Red Eve
- First edition (UK)
- Author: H. Rider Haggard
- Cover artist: A. C. Michael
- Language: English
- Publisher: Hodder & Stoughton (UK) Grosset & Dunlap (US)
- Publication date: 1911
- Publication place: United Kingdom

= Red Eve =

Book by Henry Rider Haggard

Red Eve is a historical novel with fantasy elements, by British writer H. Rider Haggard, set in the reign of Edward III. Red Eve depicts the Battle of Crécy and the Black Death, and also features a supernatural personification of Death called Murgh.

==Reception==
Discussing Red Eve, E. F. Bleiler stated "While the personalities are still stereotyped, the tendency to be sententious is not as obtrusive as usual, and the narrative is relatively brisk.

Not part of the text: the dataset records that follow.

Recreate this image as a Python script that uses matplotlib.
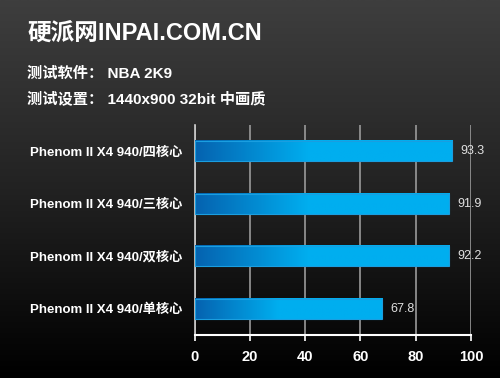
import matplotlib
matplotlib.use("Agg")
import matplotlib.pyplot as plt
from matplotlib.colors import LinearSegmentedColormap
import numpy as np

plt.rcParams['font.family'] = ['Liberation Sans', 'Noto Sans CJK SC', 'DejaVu Sans']

title = '硬派网INPAI.COM.CN'
subtitle_1 = '测试软件： NBA 2K9'
subtitle_2 = '测试设置： 1440x900 32bit 中画质'
labels = ['Phenom II X4 940/单核心', 'Phenom II X4 940/双核心',
          'Phenom II X4 940/三核心', 'Phenom II X4 940/四核心']
values = [67.8, 92.2, 91.9, 93.3]
xticks = [0, 20, 40, 60, 80, 100]

fig = plt.figure(figsize=(5, 3.78), dpi=100)

# background gradient (grey top -> black bottom)
bg = fig.add_axes([0, 0, 1, 1])
bg_grad = np.linspace(0, 1, 256).reshape(-1, 1)
bg_cmap = LinearSegmentedColormap.from_list('bg', ['#3e3e3e', '#222222', '#000000'])
bg.imshow(bg_grad, aspect='auto', cmap=bg_cmap, extent=[0, 1, 0, 1], origin='upper')
bg.set_axis_off()

fig.text(27 / 500, 1 - 33 / 378, title, color='white', fontsize=17,
         fontweight='bold', va='center', ha='left')
fig.text(27 / 500, 1 - 74 / 378, subtitle_1, color='white', fontsize=11,
         fontweight='bold', va='center', ha='left')
fig.text(27 / 500, 1 - 99 / 378, subtitle_2, color='white', fontsize=11,
         fontweight='bold', va='center', ha='left')

ax = fig.add_axes([194.5 / 500, 1 - 335 / 378, 276.5 / 500, 210 / 378])
ax.patch.set_alpha(0)

bar_cmap = LinearSegmentedColormap.from_list('bar', ['#0563b0', '#00aeef'])
height = 0.39
ypos = np.arange(len(values))
for y, v in zip(ypos, values):
    g = np.concatenate([np.linspace(0, 1, 45), np.ones(55)]).reshape(1, -1)
    ax.imshow(g, aspect='auto', cmap=bar_cmap, zorder=3,
              extent=[0, v, y - height / 2, y + height / 2])
    ax.barh(y, v, height=height, facecolor='none', edgecolor='#1a9ee0',
            linewidth=0.8, zorder=4)
    ax.text(v + 3, y, f'{v:.1f}', color='#e0e0e0', fontsize=9,
            va='center', ha='left')

ax.set_xlim(0, 100)
ax.set_ylim(-0.5, 3.5)
ax.set_yticks(ypos)
ax.set_yticklabels(labels, color='white', fontsize=9.5, fontweight='bold')
ax.set_xticks(xticks)
ax.set_xticklabels([str(t) for t in xticks], color='white', fontsize=10.5,
                   fontweight='bold')
ax.tick_params(axis='y', length=0, pad=9)
ax.tick_params(axis='x', colors='white', length=4, width=1.2, pad=7,
               labelcolor='white')
ax.grid(axis='x', color='#9a9a9a', linewidth=1.2, zorder=1)
ax.set_axisbelow(True)
for s in ['top', 'right']:
    ax.spines[s].set_visible(False)
ax.spines['left'].set_color('#d0d0d0')
ax.spines['bottom'].set_color('white')
ax.spines['left'].set_linewidth(1.2)
ax.spines['bottom'].set_linewidth(1.5)

fig.savefig('out.png', dpi=100)
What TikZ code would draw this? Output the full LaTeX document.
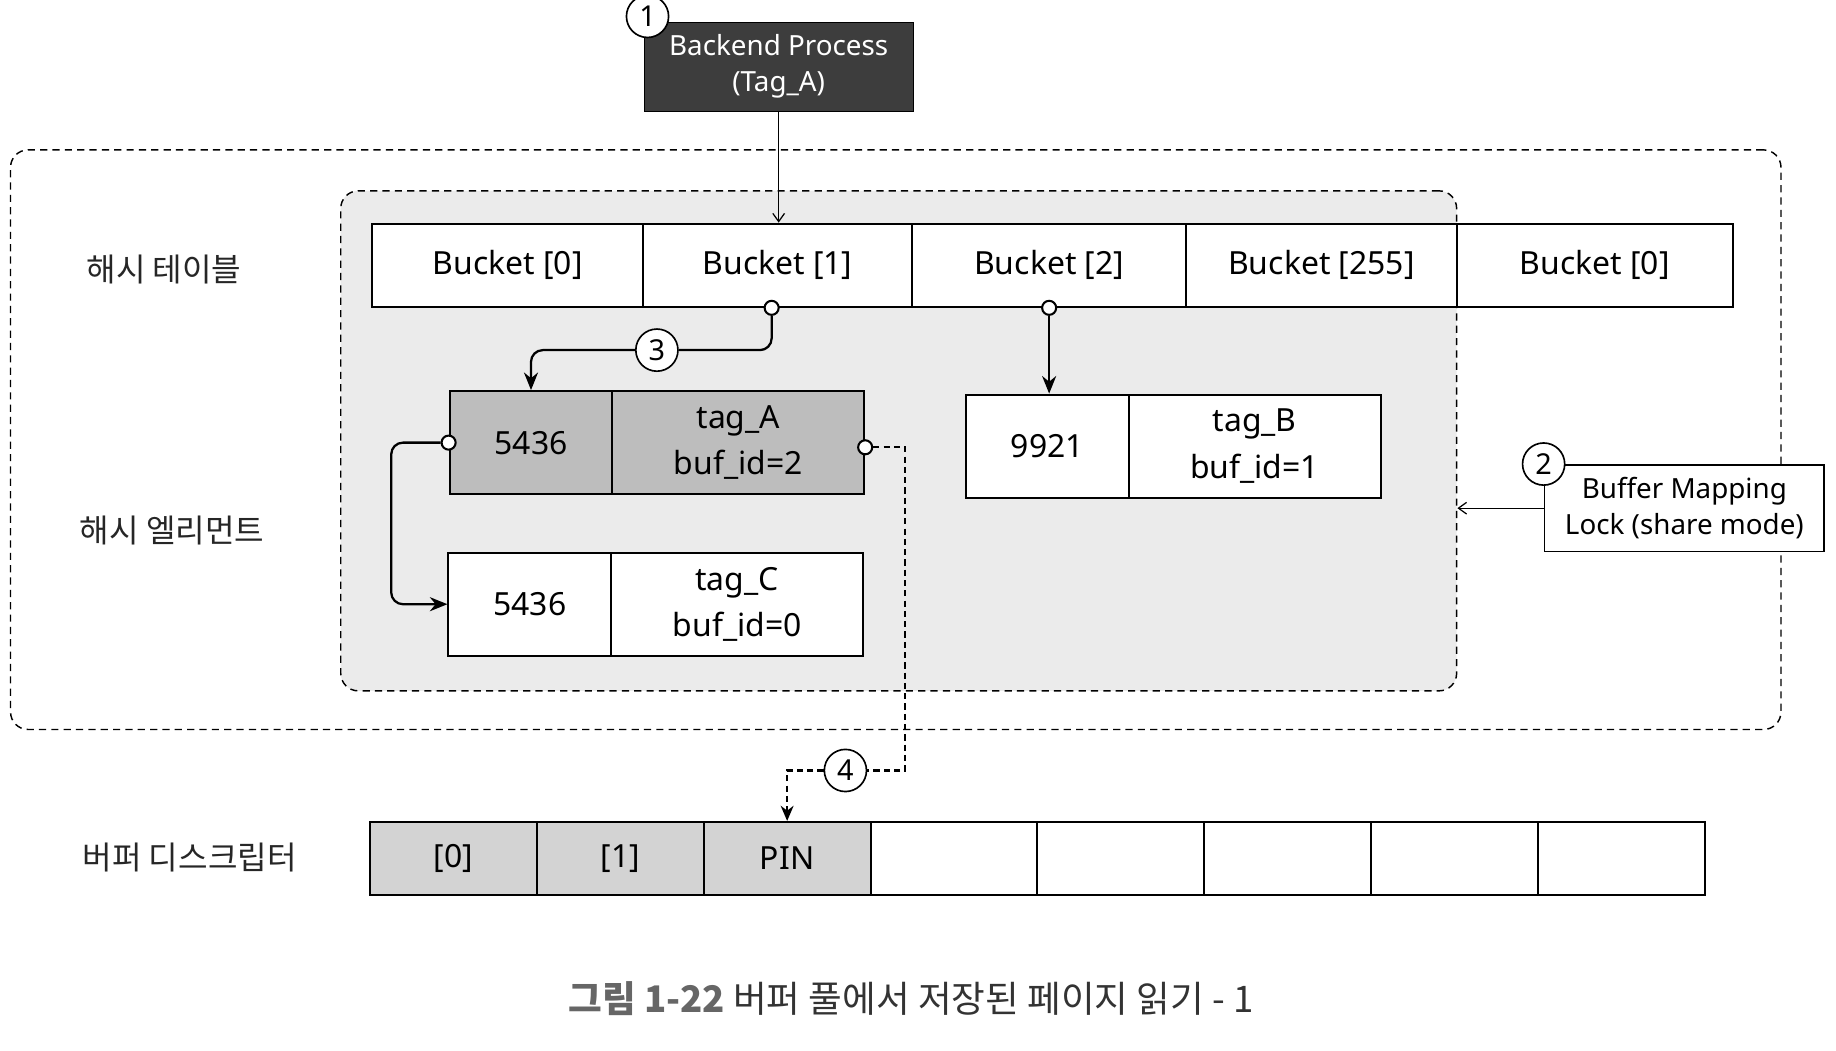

The introduction of Murgh as a symbol is successful." Pamela Cleaver called Red Eve a "stirring tale" and said "the incidents...keep one reading until the end". However, Cleaver criticised the novel's characterisation, saying that the book's principal figures were "all stock characters." Darrell Schweitzer described Red Eve as "a later novel of particular interest", saying it began as a "costume romance", but became a weird fiction novel with the "introduction of the character Murgh, a personification of the Black Death." John Scarborough included Red Eve on a list of what he regarded as Haggard's best novels, along with King Solomon's Mines, She, Cleopatra, Eric Brighteyes, and Nada the Lily.